**GOAL OF THE EXERCISE**
Below are entries to be transcribed exactly; exclude the pictures from the copy.

**Data items**
────────────────────

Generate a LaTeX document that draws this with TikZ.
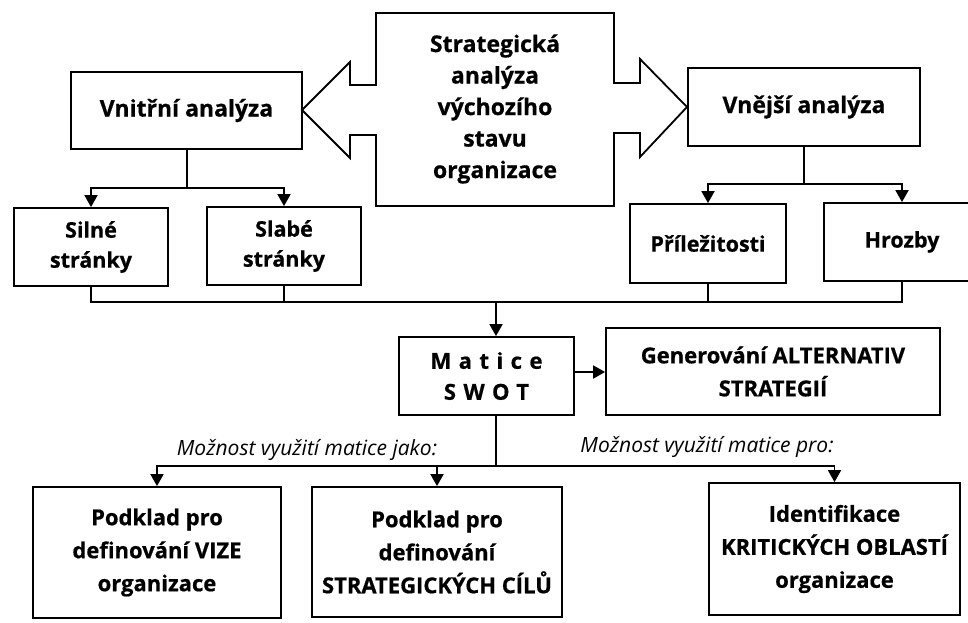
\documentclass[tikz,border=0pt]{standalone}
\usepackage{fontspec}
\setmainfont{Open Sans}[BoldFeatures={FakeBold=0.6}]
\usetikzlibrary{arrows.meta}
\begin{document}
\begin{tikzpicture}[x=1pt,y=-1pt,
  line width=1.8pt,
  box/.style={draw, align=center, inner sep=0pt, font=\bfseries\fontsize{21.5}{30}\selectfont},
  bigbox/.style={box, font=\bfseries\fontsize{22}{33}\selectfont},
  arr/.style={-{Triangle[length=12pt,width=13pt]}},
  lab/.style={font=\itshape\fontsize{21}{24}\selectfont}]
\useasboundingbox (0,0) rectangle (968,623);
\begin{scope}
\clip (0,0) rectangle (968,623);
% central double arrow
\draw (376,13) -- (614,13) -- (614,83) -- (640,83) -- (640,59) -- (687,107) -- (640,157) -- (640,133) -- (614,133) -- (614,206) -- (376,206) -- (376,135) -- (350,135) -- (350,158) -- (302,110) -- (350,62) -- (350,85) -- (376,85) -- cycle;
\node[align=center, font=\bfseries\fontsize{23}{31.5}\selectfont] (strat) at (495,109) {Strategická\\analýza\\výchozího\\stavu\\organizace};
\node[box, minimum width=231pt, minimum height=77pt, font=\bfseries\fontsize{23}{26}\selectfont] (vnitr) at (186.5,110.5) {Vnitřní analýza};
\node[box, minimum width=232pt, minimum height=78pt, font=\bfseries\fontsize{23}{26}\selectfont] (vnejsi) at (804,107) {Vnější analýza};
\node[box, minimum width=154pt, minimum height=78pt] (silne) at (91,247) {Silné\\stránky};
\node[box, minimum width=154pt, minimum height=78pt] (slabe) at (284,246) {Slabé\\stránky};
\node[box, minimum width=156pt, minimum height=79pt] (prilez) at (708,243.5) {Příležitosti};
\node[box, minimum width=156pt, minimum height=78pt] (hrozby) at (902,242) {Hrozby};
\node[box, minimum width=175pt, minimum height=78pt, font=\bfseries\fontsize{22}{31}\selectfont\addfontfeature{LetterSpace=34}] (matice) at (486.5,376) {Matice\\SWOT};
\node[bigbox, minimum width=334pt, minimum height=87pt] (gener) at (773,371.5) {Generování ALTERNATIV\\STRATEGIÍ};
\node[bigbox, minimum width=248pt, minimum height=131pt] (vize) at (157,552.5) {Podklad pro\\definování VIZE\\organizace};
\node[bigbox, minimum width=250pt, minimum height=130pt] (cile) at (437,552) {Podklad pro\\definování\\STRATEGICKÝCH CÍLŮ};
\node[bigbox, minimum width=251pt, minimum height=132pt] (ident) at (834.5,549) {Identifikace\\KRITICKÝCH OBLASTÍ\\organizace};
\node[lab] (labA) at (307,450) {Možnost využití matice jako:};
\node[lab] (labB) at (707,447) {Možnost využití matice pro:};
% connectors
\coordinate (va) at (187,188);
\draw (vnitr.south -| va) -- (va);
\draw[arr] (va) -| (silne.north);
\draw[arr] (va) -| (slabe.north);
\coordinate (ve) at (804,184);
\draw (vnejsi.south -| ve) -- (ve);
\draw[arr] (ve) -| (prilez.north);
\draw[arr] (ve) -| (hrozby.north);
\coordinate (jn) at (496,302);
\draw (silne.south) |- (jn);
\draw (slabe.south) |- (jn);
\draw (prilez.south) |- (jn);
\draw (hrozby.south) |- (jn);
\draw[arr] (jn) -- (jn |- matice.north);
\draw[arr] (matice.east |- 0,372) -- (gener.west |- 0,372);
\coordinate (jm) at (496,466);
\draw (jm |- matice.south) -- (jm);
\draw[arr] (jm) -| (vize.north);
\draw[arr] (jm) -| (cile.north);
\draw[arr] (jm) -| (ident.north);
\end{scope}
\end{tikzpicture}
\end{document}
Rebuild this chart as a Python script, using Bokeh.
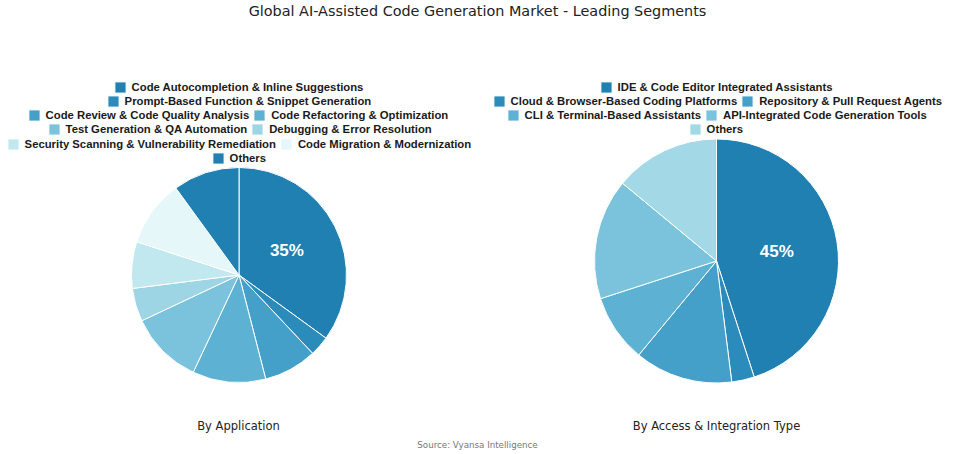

────────────────────

**ANSWER TO THIS PROBLEM**
Generate a LaTeX document that draws this with TikZ.
\documentclass[tikz,border=0pt]{standalone}
\usepackage{fontspec}
\setmainfont{Open Sans}[BoldFeatures={FakeBold=0.6}]
\usetikzlibrary{arrows.meta}
\begin{document}
\begin{tikzpicture}[x=1pt,y=-1pt,
  line width=1.8pt,
  box/.style={draw, align=center, inner sep=0pt, font=\bfseries\fontsize{21.5}{30}\selectfont},
  bigbox/.style={box, font=\bfseries\fontsize{22}{33}\selectfont},
  arr/.style={-{Triangle[length=12pt,width=13pt]}},
  lab/.style={font=\itshape\fontsize{21}{24}\selectfont}]
\useasboundingbox (0,0) rectangle (968,623);
\begin{scope}
\clip (0,0) rectangle (968,623);
% central double arrow
\draw (376,13) -- (614,13) -- (614,83) -- (640,83) -- (640,59) -- (687,107) -- (640,157) -- (640,133) -- (614,133) -- (614,206) -- (376,206) -- (376,135) -- (350,135) -- (350,158) -- (302,110) -- (350,62) -- (350,85) -- (376,85) -- cycle;
\node[align=center, font=\bfseries\fontsize{23}{31.5}\selectfont] (strat) at (495,109) {Strategická\\analýza\\výchozího\\stavu\\organizace};
\node[box, minimum width=231pt, minimum height=77pt, font=\bfseries\fontsize{23}{26}\selectfont] (vnitr) at (186.5,110.5) {Vnitřní analýza};
\node[box, minimum width=232pt, minimum height=78pt, font=\bfseries\fontsize{23}{26}\selectfont] (vnejsi) at (804,107) {Vnější analýza};
\node[box, minimum width=154pt, minimum height=78pt] (silne) at (91,247) {Silné\\stránky};
\node[box, minimum width=154pt, minimum height=78pt] (slabe) at (284,246) {Slabé\\stránky};
\node[box, minimum width=156pt, minimum height=79pt] (prilez) at (708,243.5) {Příležitosti};
\node[box, minimum width=156pt, minimum height=78pt] (hrozby) at (902,242) {Hrozby};
\node[box, minimum width=175pt, minimum height=78pt, font=\bfseries\fontsize{22}{31}\selectfont\addfontfeature{LetterSpace=34}] (matice) at (486.5,376) {Matice\\SWOT};
\node[bigbox, minimum width=334pt, minimum height=87pt] (gener) at (773,371.5) {Generování ALTERNATIV\\STRATEGIÍ};
\node[bigbox, minimum width=248pt, minimum height=131pt] (vize) at (157,552.5) {Podklad pro\\definování VIZE\\organizace};
\node[bigbox, minimum width=250pt, minimum height=130pt] (cile) at (437,552) {Podklad pro\\definování\\STRATEGICKÝCH CÍLŮ};
\node[bigbox, minimum width=251pt, minimum height=132pt] (ident) at (834.5,549) {Identifikace\\KRITICKÝCH OBLASTÍ\\organizace};
\node[lab] (labA) at (307,450) {Možnost využití matice jako:};
\node[lab] (labB) at (707,447) {Možnost využití matice pro:};
% connectors
\coordinate (va) at (187,188);
\draw (vnitr.south -| va) -- (va);
\draw[arr] (va) -| (silne.north);
\draw[arr] (va) -| (slabe.north);
\coordinate (ve) at (804,184);
\draw (vnejsi.south -| ve) -- (ve);
\draw[arr] (ve) -| (prilez.north);
\draw[arr] (ve) -| (hrozby.north);
\coordinate (jn) at (496,302);
\draw (silne.south) |- (jn);
\draw (slabe.south) |- (jn);
\draw (prilez.south) |- (jn);
\draw (hrozby.south) |- (jn);
\draw[arr] (jn) -- (jn |- matice.north);
\draw[arr] (matice.east |- 0,372) -- (gener.west |- 0,372);
\coordinate (jm) at (496,466);
\draw (jm |- matice.south) -- (jm);
\draw[arr] (jm) -| (vize.north);
\draw[arr] (jm) -| (cile.north);
\draw[arr] (jm) -| (ident.north);
\end{scope}
\end{tikzpicture}
\end{document}
Rebuild this chart as a Python script, using Bokeh.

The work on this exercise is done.